THE PRINCIPAL of one of the largest secondary schools in the State has called on the Minister for Education to issue guidelines on the wearing of the hijab in State schools. RUADHÁN Mac CORMAIC, Migration Correspondent reports
This follows the department's refusal to offer advice to the school when a Muslim couple asked last September that their daughter be allowed to wear the headscarf in class.
Nicholas Sweetman, principal of Gorey Community School in Co Wexford, said official direction would bring an end to the practice of schools imposing divergent policies and would clarify the issue for schools and Muslim parents.
Correspondence released under the Freedom of Information Act shows the school wrote to then minister for education Mary Hanafin last October, when a Muslim couple asked that their child wear the hijab in class.

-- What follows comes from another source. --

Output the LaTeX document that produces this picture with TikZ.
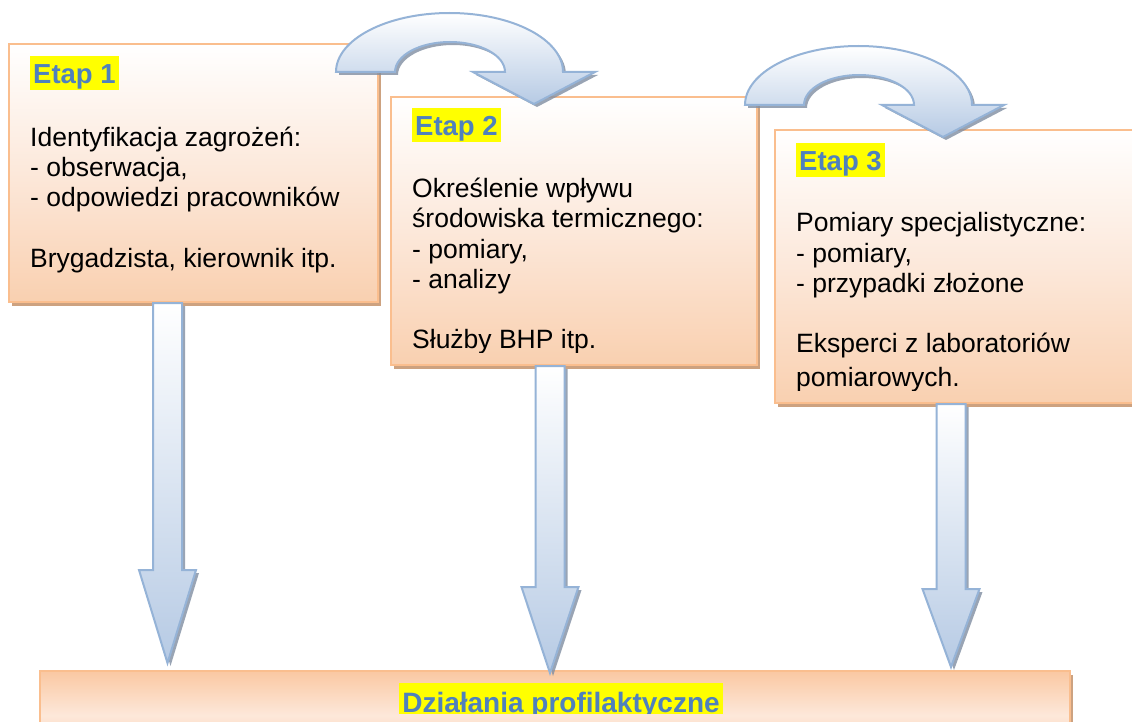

Though this contravened the school's rules on uniform, the principal agreed to the request pending approval by the board of management.
"Our board of management met . . . and after a very extensive discussion of the issues, it was felt that the board should be entitled to guidance from the department," Mr Sweetman wrote to the minister, adding that this needed to be addressed "with some urgency".
When no response was received, the school again wrote to the minister in December. In reply, her private secretary advised that it was a matter for the board of management to decide on a school policy, "and it would not be appropriate for the department to direct or advise a school in relation to any aspect of its policy on dress code".
The minister's representative pointed to two sections of the Education Act 1998.
The first charges boards of management with a duty to uphold the "characteristic spirit of the school" as determined by the cultural, educational, moral, religious, social, linguistic and spiritual values which inform and characterise it. The second balances this with the requirement to have regard to the principles of a democratic society and "have respect and promote respect for the diversity of values, beliefs, traditions, languages and ways of life in society".
The Gorey school, where 85 out of some 1,500 students come from a foreign background, later decided to continue to allow the pupil to wear her hijab.
Mr Sweetman told The Irish Times that his school welcomed all pupils and had excellent relations with minority communities. "But as a State school, the State should be offering guidance so that we don't have a situation where in this school the child is allowed to wear the hijab, and another school down the road will say, 'we don't allow that'," he said.
"It's fine for me to say as principal of this school that it's grand for a girl to wear a hijab here, but supposing a child comes wanting to wear the full veil. Do I say yes or do I say no? And why do I say yes or no?"